Building New Leadership

One of the long-term aspirations of Freedom Summer '64 was to cultivate leadership skills among the "target populations" and among Black staff and volunteers. The planners did not intend to influence the White volunteers, but the summer left an indelible mark on them, too. They became more politically radical, more committed to acting on their political convictions, and thirsty for the kind of Beloved Community they had experienced in Mississippi. As the role of Whites in the civil rights movement narrowed, the volunteers went on to play leadership roles in the student, anti-Vietnam War, and women's movements.7

In 1994, we hoped to do what Freedom Summer '64 had done by design for Black staff and volunteers and inadvertently for an entire generation of White activists: prepare them for leadership by providing on-the-ground experience and opportunities to reflect on the significance of the work and the context in which it was taking place. Specifically, we aimed to: (1) nurture commitment among college students to applying their skills to the problems faced by their inner-city peers, and to sharpen their understanding of those problems; (2) increase their awareness of the interests and resources of local communities and develop a collaborative sensibility rather than one of noblesse oblige; and (3) start to redefine the Black movement itself by addressing questions of philosophy, politics, policy, program design, and personal commitment.

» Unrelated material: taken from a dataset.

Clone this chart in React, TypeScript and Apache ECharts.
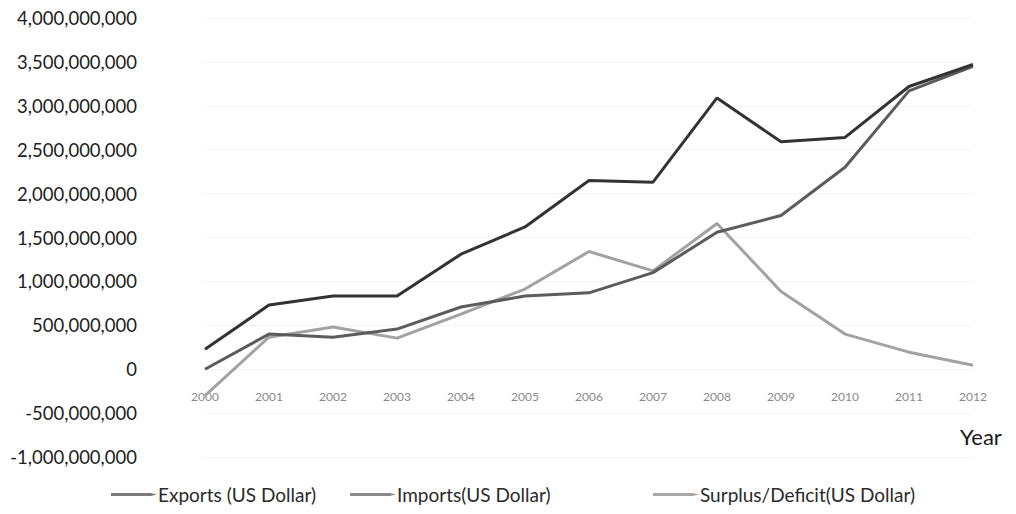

The roundtable discussion published in this issue of the Boston Review (see pages 13 17) indicates some of the progress we made in achieving these objectives.

We are grateful for the examples of SNCC and Freedom Summer '64 as we attempt to address our own pressing concerns. Their experience provides a rich point of departure for our work, and we are blessed by the continuing commitment to justice of so many former SNCC activists. But the contrasts between then and now challenge us to adapt their best to our very different reality. Our prayer is that the fruit of our labor, as revealed in the lives of the young people we touch and are touched by, will stand the test of time.